Generics — Functions

[chharvey]

Generic functions are functions whose type signatures depend on variable types.

Discussion

A generic function is a function with one or more generic parameters. When the function is called, it must be given types as generic arguments. Generic functions are useful when its parameter types or return type depends on a given type.

func iden<T>(v: T): T {
    return v;
}

The function above has a generic parameter T, takes an argument of that type, and returns a value of that type. When the function is called, the generic is specified.

let x: int = iden.<int>(42);

Generic parameters are different from the top type, unknown, and allow for finer grained control of the type sysstem. In the example above, we can declare x as type int because iden is generic. If it weren’t, then we wouldn’t be able to narrow its return type.

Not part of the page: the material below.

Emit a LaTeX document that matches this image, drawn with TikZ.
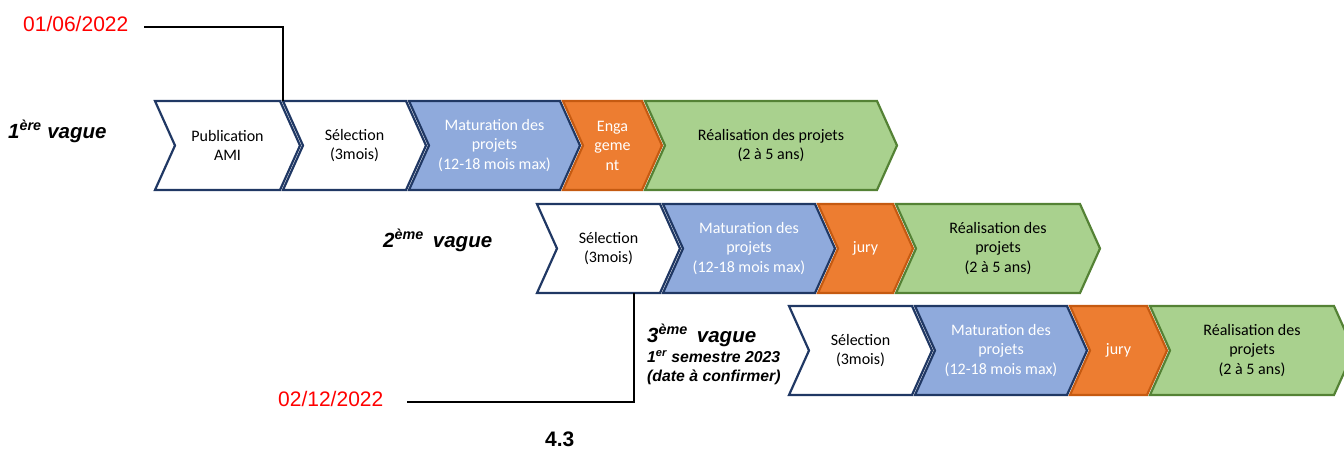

func iden(v: unknown): unknown {
    return v;
}
let x: int = iden.(42); %> TypeError: `unknown` not assignable to `int`

Generic parameters also allow us to better control parameter types.

func eq1<T>(a: T, b: T): bool {
    return a == b;
}
eq1.<int>(42, "42"); %> TypeError

If we had used unknown, we wouldn’t have gotten a compile-time error.

func eq2(a: unknown, b: unknown): bool {
    return a == b;
}
eq2.(42, "42"); % no error; returns `false` at runtime

Optional & Constrained Parameters

Like generic type aliases, generic functions can have optional generic parameters (with a default value). Below, if a type is not provided for U, it is T by default.

func foldList<T, U ?= T>(list: T[], reducer: (U, T) => U, initial: U): U {
    ; % ...
}
let total: int = foldList.<int>([2, 3, 4], (a: int, b: int): int => a + b, 0);

Generic parameters that are not optional are required. Currently type inference is not supported.

func makeBox<T>(v: T): [T] => [v];
makeBox.("42"); %> TypeError: Got 0 type arguments, but expected 1.

Even though the compiler knows the type of the argument, it expects makeBox to be called with an explicit generic argument.

Generic parameters can also be constrained, using the narrows or widens keywords.

func makeBox<T narrows str?>(v: T): [T] => [v];
makeBox.<str>("42");  %: [str] %== ["42"]
makeBox.<int>(42);    %> TypeError: Type `int` is not a subtype of type `str | null`.
makeBox.<str>(42);    %> TypeError: Expression of type `42` is not assignable to type `str`.
makeBox.<null>("42"); %> TypeError: Expression of type `"42"` is not assignable to type `null`.

Generic Function Types

A generic function type has generic parameters preceding the regular parameter list.

type Comparator1 = <T>(T, T) => int;

The type above is a generic function that requires one type argument and two arguments every time it is called.

let lessThan1: Comparator1 = <U>(a: U, b: U): int {
    ; % ...
}
lessThan1.<int>(3, 4);            %== true
lessThan1.<int>("three", "four"); %== false

This is different from a generic type alias that happens to be a function type:

type Comparator2<T> = (T, T) => int;

The latter only requires a type argument when specified, but not when called.

let lessThan2: Comparator2.<float> = (a: float, b: float): int {
    ; % ...
}
lessThan2.(3.0, 4.0); %== true
lessThan2.(3, 4);     %> TypeError: argument `int` not assignable to parameter `float`

It is possible to combine a generic function type with a generic type alias.

type Nuller<T> = <U>(T, U) => null;

let g: Nuller.<int> = <U>(i: int, j: U): null {
    i; j; return null;
};
let h: Nuller.<bool> = <U>(i: bool, j: U): null {
    i; j; return null;
};

g.<float>(42, 4.2);
h.<str>(true, "world");

(To make matters worse, both concepts above are unrelated to type functions (#73).)